Press secretary Tate said the cabinet meeting was told that the city's housing department had on record at times more than $1 million in uncollected rents and a $2.5 million deficit in its public housing program.
(Last May, a General Accounting Office audit had found that the District lost more than $900,000 in revenue during the first six months of 1976 because of incorrect rent charges to public housing tenants).
Barry informed his cabinet that the socially coveted low-numbered auto tags would be more broadly distributed in his administration. Those with three or four tags in their families would have to settle for one, Tate quoted the mayor as saying.
The mayor also received a report from personnel director George R. Harrod, chairman of a "Lunch Period Committee," set up to determine if city employes have been taking too much time for lunch.
Harrod recommended that the city continue to allow employes 30 minutes for lunch, except in those instances where regulations are in effect. At the mayor's request, however, a survey of 10 percent of the city's work force will be taken to determine if it might be better to allow a longer lunch hour compensated for by a corresponding lengthening of the official work day.
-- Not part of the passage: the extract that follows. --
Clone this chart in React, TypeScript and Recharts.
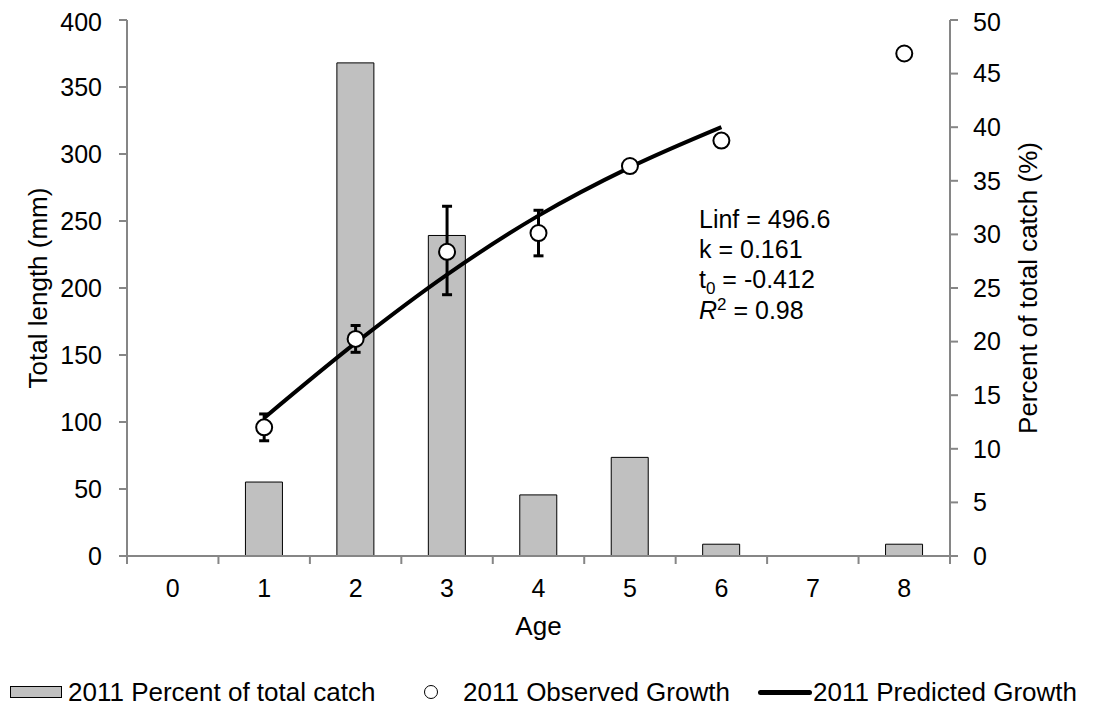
import React from "react";
import {
  Bar,
  ComposedChart,
  Customized,
  ErrorBar,
  Legend,
  Line,
  XAxis,
  YAxis,
} from "recharts";

const ages = ["0", "1", "2", "3", "4", "5", "6", "7", "8"];
const percentCatch = [0, 6.9, 46.0, 29.9, 5.7, 9.2, 1.1, 0, 1.1];
const observedLength = [null, 96, 162, 227, 241, 291, 310, null, 375];
// [below, above] the observed mean
const observedError = [null, [10, 10], [10, 10], [32, 34], [17, 17], null, null, null, null];
const predictedLength = [null, 103, 159, 210, 254, 290, 320, null, null];

const lengthTicks = [0, 50, 100, 150, 200, 250, 300, 350, 400];
const percentTicks = [0, 5, 10, 15, 20, 25, 30, 35, 40, 45, 50];

const FONT = '"Liberation Sans", Arial, sans-serif';
const AXIS = "#868686";

const data = ages.map((age, i) => ({
  age,
  percent: percentCatch[i],
  observed: observedLength[i],
  error: observedError[i],
  predicted: predictedLength[i],
}));

// category labels centred, tick marks on the boundaries between ages
const AgeTick = (props: any) => {
  const { x, y, payload, index, visibleTicksCount, width } = props;
  const half = payload.offset ?? width / visibleTicksCount / 2;
  return (
    <g>
      <line x1={x - half} x2={x - half} y1={y} y2={y + 8} stroke={AXIS} strokeWidth={2} />
      {index === visibleTicksCount - 1 && (
        <line x1={x + half} x2={x + half} y1={y} y2={y + 8} stroke={AXIS} strokeWidth={2} />
      )}
      <text x={x} y={y + 41} textAnchor="middle" fontSize={25} fontFamily={FONT} fill="#000">
        {payload.value}
      </text>
    </g>
  );
};

const FitStats = () => (
  <g fontFamily={FONT} fontSize={25} fill="#000">
    <text x={691} y={220}>Linf = 496.6</text>
    <text x={691} y={250}>k = 0.161</text>
    <text x={691} y={280}>
      t<tspan fontSize={17} dy={6}>0</tspan>
      <tspan dy={-6}> = -0.412</tspan>
    </text>
    <text x={691} y={311}>
      <tspan fontStyle="italic">R</tspan>
      <tspan fontSize={17} dy={-9}>2</tspan>
      <tspan dy={9}> = 0.98</tspan>
    </text>
  </g>
);

const SeriesLegend = () => (
  <div
    style={{
      position: "relative",
      width: 1090,
      height: 30,
      fontFamily: FONT,
      fontSize: 26,
      color: "#000",
      whiteSpace: "nowrap",
    }}
  >
    <span
      style={{
        position: "absolute",
        left: 2,
        top: 9,
        width: 52,
        height: 12,
        background: "#c0c0c0",
        border: "1px solid #000",
        boxSizing: "border-box",
      }}
    />
    <span style={{ position: "absolute", left: 60, top: 0, lineHeight: "30px" }}>
      2011 Percent of total catch
    </span>
    <span
      style={{
        position: "absolute",
        left: 416,
        top: 8,
        width: 14,
        height: 14,
        borderRadius: "50%",
        border: "1.5px solid #000",
        background: "#fff",
        boxSizing: "border-box",
      }}
    />
    <span style={{ position: "absolute", left: 455, top: 0, lineHeight: "30px" }}>
      2011 Observed Growth
    </span>
    <span
      style={{
        position: "absolute",
        left: 750,
        top: 13,
        width: 54,
        height: 5,
        borderRadius: 3,
        background: "#000",
      }}
    />
    <span style={{ position: "absolute", left: 805, top: 0, lineHeight: "30px" }}>
      2011 Predicted Growth
    </span>
  </div>
);

export default function App() {
  return (
    <div style={{ width: 1090, height: 699, fontFamily: FONT }}>
      <ComposedChart
        width={1090}
        height={699}
        data={data}
        margin={{ top: 12, right: 0, bottom: 0, left: 0 }}
      >
        <XAxis
          dataKey="age"
          interval={0}
          height={121}
          tickLine={false}
          tickSize={0}
          tickMargin={0}
          axisLine={{ stroke: AXIS, strokeWidth: 2 }}
          tick={<AgeTick />}
          label={{ value: "Age", position: "insideTop", offset: 61, fontSize: 26, fill: "#000" }}
        />
        <YAxis
          yAxisId="len"
          type="number"
          domain={[0, 400]}
          ticks={lengthTicks}
          width={119}
          tickSize={8}
          tickMargin={17}
          axisLine={{ stroke: AXIS, strokeWidth: 2 }}
          tickLine={{ stroke: AXIS, strokeWidth: 2 }}
          tick={{ fill: "#000", fontSize: 25 }}
          label={{
            value: "Total length (mm)",
            angle: -90,
            position: "center",
            dx: -30,
            fontSize: 26,
            fill: "#000",
          }}
        />
        <YAxis
          yAxisId="pct"
          orientation="right"
          type="number"
          domain={[0, 50]}
          ticks={percentTicks}
          width={148}
          tickSize={8}
          tickMargin={15}
          axisLine={{ stroke: AXIS, strokeWidth: 2 }}
          tickLine={{ stroke: AXIS, strokeWidth: 2 }}
          tick={{ fill: "#000", fontSize: 25 }}
          label={{
            value: "Percent of total catch (%)",
            angle: -90,
            position: "center",
            dx: 4,
            fontSize: 26,
            fill: "#000",
          }}
        />
        <Bar
          yAxisId="pct"
          dataKey="percent"
          name="2011 Percent of total catch"
          barSize={37}
          fill="#c0c0c0"
          stroke="#000"
          strokeWidth={1}
          isAnimationActive={false}
        />
        <Line
          yAxisId="len"
          type="monotone"
          dataKey="predicted"
          name="2011 Predicted Growth"
          stroke="#000"
          strokeWidth={4}
          dot={false}
          activeDot={false}
          isAnimationActive={false}
        />
        <Line
          yAxisId="len"
          dataKey="observed"
          name="2011 Observed Growth"
          stroke="none"
          dot={{ r: 8, fill: "#fff", stroke: "#000", strokeWidth: 2 }}
          activeDot={false}
          isAnimationActive={false}
        >
          <ErrorBar dataKey="error" direction="y" width={5} stroke="#000" strokeWidth={3} />
        </Line>
        <Customized component={FitStats} />
        <Legend
          verticalAlign="bottom"
          align="left"
          content={SeriesLegend}
          wrapperStyle={{ left: 0, bottom: 0, width: 1090, height: 30 }}
        />
      </ComposedChart>
    </div>
  );
}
After the cabinet meeting, with transportation director Douglas N. Schneider Jr., said, "These things are are great. In the first place, there's an agenda. It's formal but it's very crisp."
"Its obvious that the mayor is in charge and he knows what he's talking about" said Schneider, who had previously served in the same position in the Walter Washington administration. "The other thing is that it's all substance. You come out thinking you've done some work. Afterwards, I feel inspired."
Environmental services director Herbert L. Tucker, who also served in the Washington administration, said the new administration's style has changed his work day.
"I told my people," Tucker said afterwards, "I don't know about you, but I don't see how you can expect someone to continue to come in at 8:30 and leave at 4:45 (the official city work day) every day at this pace."